# Data excerpts:
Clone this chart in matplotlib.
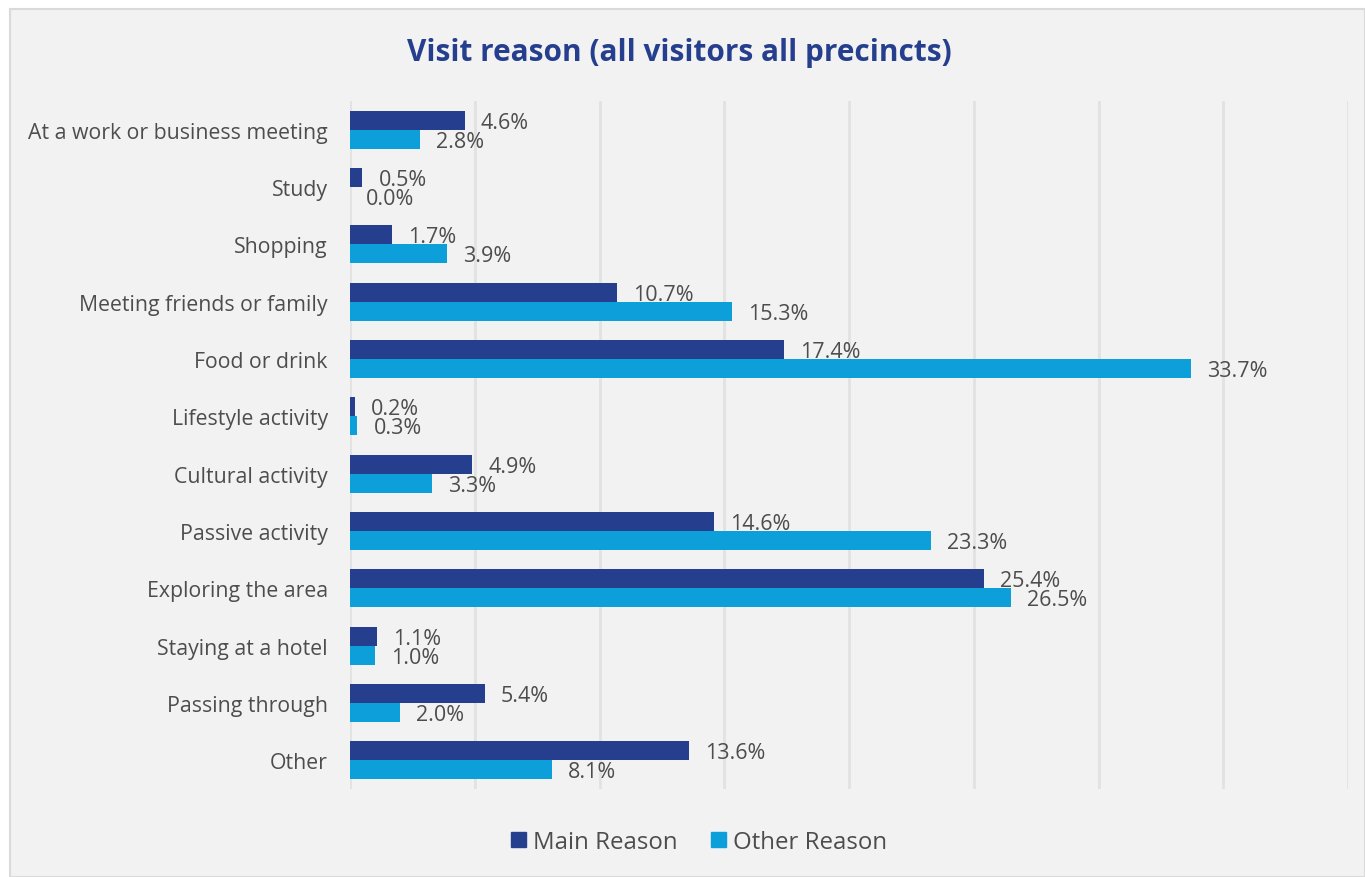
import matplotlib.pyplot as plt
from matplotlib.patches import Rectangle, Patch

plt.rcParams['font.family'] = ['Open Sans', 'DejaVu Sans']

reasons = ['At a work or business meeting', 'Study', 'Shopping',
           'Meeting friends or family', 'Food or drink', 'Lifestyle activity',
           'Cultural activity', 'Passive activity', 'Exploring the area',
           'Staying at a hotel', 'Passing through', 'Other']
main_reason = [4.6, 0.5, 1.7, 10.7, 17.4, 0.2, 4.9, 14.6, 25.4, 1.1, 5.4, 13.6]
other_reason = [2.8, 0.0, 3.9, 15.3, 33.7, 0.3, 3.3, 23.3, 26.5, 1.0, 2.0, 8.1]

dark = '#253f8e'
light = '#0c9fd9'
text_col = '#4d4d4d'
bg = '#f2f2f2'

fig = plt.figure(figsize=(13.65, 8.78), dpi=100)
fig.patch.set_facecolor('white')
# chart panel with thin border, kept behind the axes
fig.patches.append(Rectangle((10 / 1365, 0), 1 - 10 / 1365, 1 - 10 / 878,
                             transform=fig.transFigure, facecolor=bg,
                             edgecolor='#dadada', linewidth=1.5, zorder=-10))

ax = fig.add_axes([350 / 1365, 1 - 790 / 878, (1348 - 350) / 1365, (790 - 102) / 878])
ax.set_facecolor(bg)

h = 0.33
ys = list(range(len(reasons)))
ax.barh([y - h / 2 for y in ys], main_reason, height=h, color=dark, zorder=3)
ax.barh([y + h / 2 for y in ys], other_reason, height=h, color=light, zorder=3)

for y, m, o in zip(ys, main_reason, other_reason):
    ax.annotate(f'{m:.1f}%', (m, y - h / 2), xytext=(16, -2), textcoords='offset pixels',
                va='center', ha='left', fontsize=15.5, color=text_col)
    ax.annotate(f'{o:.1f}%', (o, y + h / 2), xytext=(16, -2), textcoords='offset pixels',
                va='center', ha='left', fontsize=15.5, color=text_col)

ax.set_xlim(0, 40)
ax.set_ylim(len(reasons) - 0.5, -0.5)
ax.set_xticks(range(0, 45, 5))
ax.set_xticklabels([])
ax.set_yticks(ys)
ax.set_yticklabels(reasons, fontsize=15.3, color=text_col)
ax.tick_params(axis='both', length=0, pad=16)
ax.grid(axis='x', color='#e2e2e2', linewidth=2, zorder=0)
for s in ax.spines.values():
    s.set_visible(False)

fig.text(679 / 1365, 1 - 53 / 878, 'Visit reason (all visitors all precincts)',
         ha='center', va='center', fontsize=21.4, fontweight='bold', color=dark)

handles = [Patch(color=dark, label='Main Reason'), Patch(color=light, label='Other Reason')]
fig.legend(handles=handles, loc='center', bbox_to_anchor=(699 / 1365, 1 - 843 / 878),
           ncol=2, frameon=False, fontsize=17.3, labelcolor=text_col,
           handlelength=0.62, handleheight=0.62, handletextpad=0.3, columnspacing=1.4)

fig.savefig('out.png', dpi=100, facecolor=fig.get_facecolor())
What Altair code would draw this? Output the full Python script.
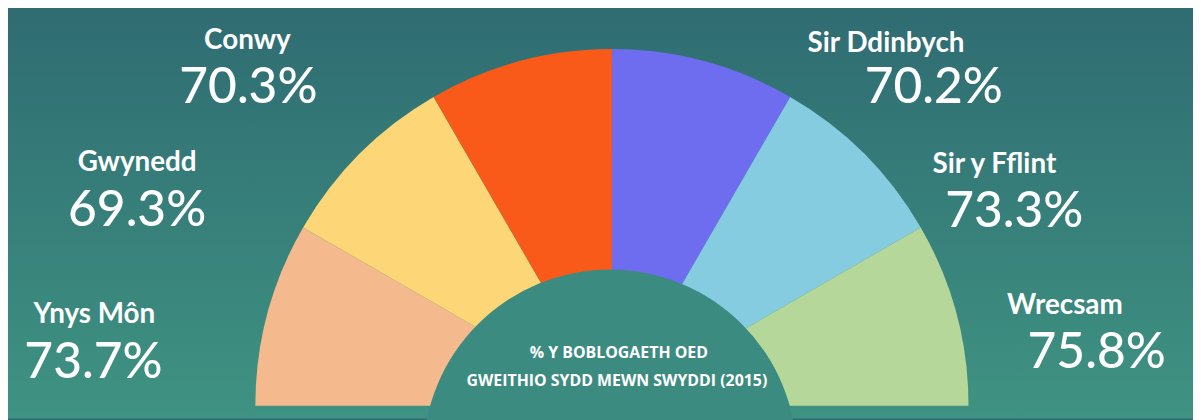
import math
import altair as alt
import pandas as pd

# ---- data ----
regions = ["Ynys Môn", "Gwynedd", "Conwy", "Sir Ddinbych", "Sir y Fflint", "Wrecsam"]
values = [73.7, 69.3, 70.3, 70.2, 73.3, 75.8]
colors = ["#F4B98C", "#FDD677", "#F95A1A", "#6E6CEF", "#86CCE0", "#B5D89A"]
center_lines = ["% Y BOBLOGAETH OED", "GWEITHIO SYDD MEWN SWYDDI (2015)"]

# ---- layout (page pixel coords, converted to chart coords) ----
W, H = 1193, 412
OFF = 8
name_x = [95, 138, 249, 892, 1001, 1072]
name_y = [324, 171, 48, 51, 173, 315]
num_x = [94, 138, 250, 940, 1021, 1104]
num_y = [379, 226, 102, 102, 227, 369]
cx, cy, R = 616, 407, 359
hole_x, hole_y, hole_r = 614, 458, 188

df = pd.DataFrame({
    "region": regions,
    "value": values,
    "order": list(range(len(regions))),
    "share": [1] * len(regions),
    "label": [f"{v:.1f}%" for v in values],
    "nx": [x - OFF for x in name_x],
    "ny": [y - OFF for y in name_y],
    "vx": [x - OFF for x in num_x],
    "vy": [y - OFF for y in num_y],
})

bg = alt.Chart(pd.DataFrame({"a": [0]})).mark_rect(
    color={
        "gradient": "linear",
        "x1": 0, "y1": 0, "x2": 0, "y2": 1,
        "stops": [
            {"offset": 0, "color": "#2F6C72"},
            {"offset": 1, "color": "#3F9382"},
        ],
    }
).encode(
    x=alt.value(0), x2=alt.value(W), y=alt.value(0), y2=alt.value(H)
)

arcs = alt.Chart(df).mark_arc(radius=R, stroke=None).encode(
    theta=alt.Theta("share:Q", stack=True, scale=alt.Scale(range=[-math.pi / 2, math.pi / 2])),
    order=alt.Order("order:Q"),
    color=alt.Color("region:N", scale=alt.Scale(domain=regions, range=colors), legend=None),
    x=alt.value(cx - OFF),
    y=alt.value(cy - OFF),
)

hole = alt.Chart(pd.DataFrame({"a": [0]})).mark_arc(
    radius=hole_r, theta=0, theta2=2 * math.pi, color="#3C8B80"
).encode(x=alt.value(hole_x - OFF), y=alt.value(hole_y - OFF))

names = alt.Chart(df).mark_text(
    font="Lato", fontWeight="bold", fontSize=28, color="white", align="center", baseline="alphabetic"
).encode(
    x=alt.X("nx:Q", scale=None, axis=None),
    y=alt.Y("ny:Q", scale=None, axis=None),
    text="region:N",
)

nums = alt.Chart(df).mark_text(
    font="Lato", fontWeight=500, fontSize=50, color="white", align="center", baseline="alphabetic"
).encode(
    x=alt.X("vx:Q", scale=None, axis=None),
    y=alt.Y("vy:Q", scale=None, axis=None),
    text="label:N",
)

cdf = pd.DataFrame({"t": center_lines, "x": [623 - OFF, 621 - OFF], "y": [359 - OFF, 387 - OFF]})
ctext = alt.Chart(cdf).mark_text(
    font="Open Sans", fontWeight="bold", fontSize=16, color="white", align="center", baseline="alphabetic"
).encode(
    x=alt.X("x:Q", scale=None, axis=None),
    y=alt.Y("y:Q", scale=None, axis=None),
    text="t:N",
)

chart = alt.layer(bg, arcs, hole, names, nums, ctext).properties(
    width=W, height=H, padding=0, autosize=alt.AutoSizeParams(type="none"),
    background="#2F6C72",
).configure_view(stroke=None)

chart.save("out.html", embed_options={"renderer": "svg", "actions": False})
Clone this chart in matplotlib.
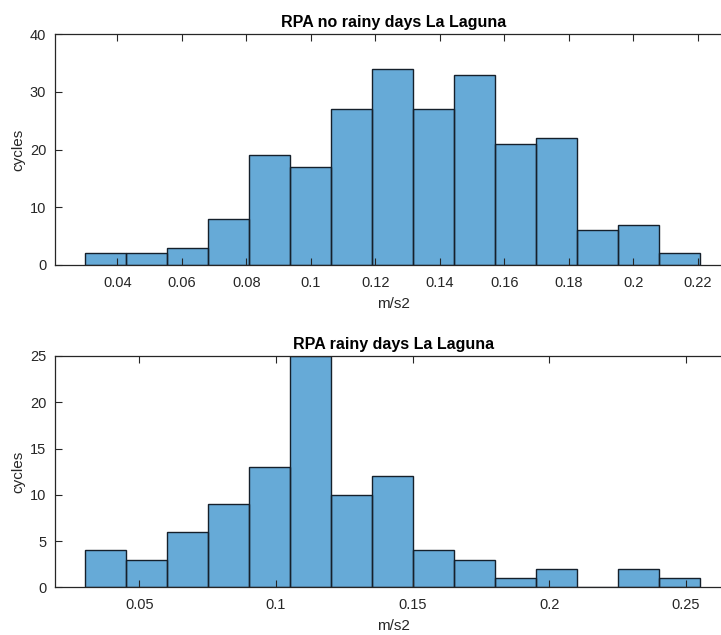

# Your task:
Look at the listing and set down only the lines from its start through the line with "bg = '#f2f2f2'", word for word and without pictures.

# Complete answer:
Clone this chart in matplotlib.
import matplotlib.pyplot as plt
from matplotlib.patches import Rectangle, Patch

plt.rcParams['font.family'] = ['Open Sans', 'DejaVu Sans']

reasons = ['At a work or business meeting', 'Study', 'Shopping',
           'Meeting friends or family', 'Food or drink', 'Lifestyle activity',
           'Cultural activity', 'Passive activity', 'Exploring the area',
           'Staying at a hotel', 'Passing through', 'Other']
main_reason = [4.6, 0.5, 1.7, 10.7, 17.4, 0.2, 4.9, 14.6, 25.4, 1.1, 5.4, 13.6]
other_reason = [2.8, 0.0, 3.9, 15.3, 33.7, 0.3, 3.3, 23.3, 26.5, 1.0, 2.0, 8.1]

dark = '#253f8e'
light = '#0c9fd9'
text_col = '#4d4d4d'
bg = '#f2f2f2'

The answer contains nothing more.